Ordered that the order is affirmed, with costs.
On appeal the plaintiff argues primarily one point: that the Supreme Court erred in denying the plaintiff an opportunity to seek punitive damages from the defendant. The plaintiff's demand for punitive damages is premised on its allegations that the defendant engaged in a pattern of unfair claim settlement practices. The courts have repeatedly recognized that since unfair claim settlement practices may be redressed by administrative action pursuant to the Insurance Law, there is no need to recognize private causes of action for punitive damages (see, Roldan v. Allstate Ins. Co., 149 A.D.2d 20; Kent Centre Assocs. v.
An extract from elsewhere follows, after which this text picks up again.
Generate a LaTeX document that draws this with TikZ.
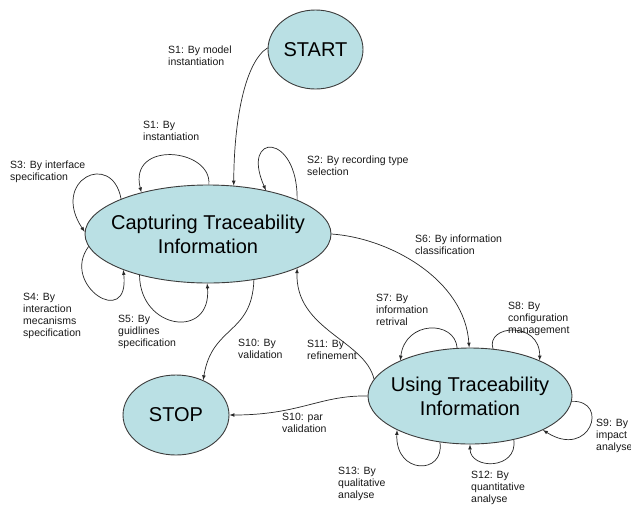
\documentclass[tikz,border=0pt]{standalone}
\usepackage{fontspec}
\setmainfont{Liberation Sans}
\usepackage{xcolor}
\usepackage{tikz}
\usetikzlibrary{shapes.geometric}
\usetikzlibrary{arrows}
\definecolor{stfill}{RGB}{186,224,228}
\definecolor{stline}{RGB}{60,60,60}
\definecolor{lnk}{RGB}{40,40,40}
\begin{document}
\begin{tikzpicture}[x=1pt,y=-1pt,
	state/.style={ellipse,draw=stline,line width=0.9pt,fill=stfill,inner xsep=-30pt,inner ysep=0pt,align=center,font=\fontsize{20}{24}\selectfont},
	lbl/.style={anchor=north west,inner sep=0pt,align=left,text=black!90,font=\fontsize{10.5}{12}\selectfont},
	link/.style={-latex,draw=lnk,line width=0.7pt}]
	\clip (0,0) rectangle (631,509);
	\fill[white] (0,0) rectangle (631,509);
	% states
	\node[state,minimum width=95pt,minimum height=79pt] (start) at (315.5,49.5) {START};
	\node[state,minimum width=246pt,minimum height=98pt] (cap) at (208,234) {Capturing Traceability\\Information};
	\node[state,minimum width=106pt,minimum height=80pt] (stop) at (176,415) {STOP};
	\node[state,minimum width=204pt,minimum height=96pt] (use) at (470,396) {Using Traceability\\Information};
	% transitions
	\draw[link] (start.178) .. controls (245,62) and (234,120) .. (cap.62);
	\draw[link] (cap.89) .. controls (212,148) and (128,140) .. (cap.148);
	\draw[link] (cap.21.5) .. controls (298,132) and (240,132) .. (cap.37);
	\draw[link] (cap.158) .. controls (112,150) and (50,180) .. (cap.179);
	\draw[link] (cap.186) .. controls (60,285) and (130,330) .. (cap.203);
	\draw[link] (cap.211) .. controls (140,330) and (212,340) .. (cap.269);
	\draw[link] (cap.315) .. controls (252,335) and (212,325) .. (stop.52);
	\draw[link] (use.170) .. controls (365,340) and (295,330) .. (cap.339);
	\draw[link] (use.180) .. controls (320,395) and (300,415) .. (stop.0);
	\draw[link] (cap.0) .. controls (390,238) and (465,280) .. (use.91);
	\draw[link] (use.105) .. controls (455,320) and (405,320) .. (use.153);
	\draw[link] (use.64) .. controls (485,325) and (540,320) .. (use.27);
	\draw[link] (use.357) .. controls (610,400) and (590,460) .. (use.335);
	\draw[link] (use.315) .. controls (518,470) and (470,470) .. (use.270);
	\draw[link] (use.237) .. controls (445,475) and (395,475) .. (use.205);
	% labels
	\node[lbl] (l1) at (168,46) {S1: By model\\instantiation};
	\node[lbl] (l1b) at (143,121) {S1: By\\instantiation};
	\node[lbl] (l3) at (10,161) {S3: By interface\\specification};
	\node[lbl] (l2) at (307,156) {S2: By recording type\\selection};
	\node[lbl] (l4) at (23,293) {S4: By\\interaction\\mecanisms\\specification};
	\node[lbl] (l5) at (118,315) {S5: By\\guidlines\\specification};
	\node[lbl] (l10) at (238,339) {S10: By\\validation};
	\node[lbl] (l11) at (307,340) {S11: By\\refinement};
	\node[lbl] (l6) at (415,235) {S6: By information\\classification};
	\node[lbl] (l7) at (376,294) {S7: By\\information\\retrival};
	\node[lbl] (l8) at (508,302) {S8: By\\configuration\\management};
	\node[lbl] (l9) at (596,419) {S9: By\\impact\\analyse};
	\node[lbl] (l10b) at (282,413) {S10: par\\validation};
	\node[lbl] (l12) at (471,471) {S12: By\\quantitative\\analyse};
	\node[lbl] (l13) at (338,467) {S13: By\\qualitative\\analyse};
\end{tikzpicture}
\end{document}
Greater N.Y. Mut. Ins. Co., 139 A.D.2d 630; Mavroudis v State Wide Ins. Co., 121 A.D.2d 433, 434; Kurrus v. CNA Ins. Co., 115 A.D.2d 593; Royal Globe Ins. Co. v. Chock Full O'Nuts Corp., 86 A.D.2d 315; Cohen v. New York Prop. Ins. Underwriting Assn., 65 A.D.2d 71). The Supreme Court was therefore correct in granting the defendant's motion to dismiss so much of the complaint as sought punitive damages, and in denying the plaintiff's motion for leave to serve an amended complaint. We have examined the plaintiff's remaining arguments and find them to be without merit. Thompson, J.P., Bracken, Lawrence and Kunzeman, JJ., concur.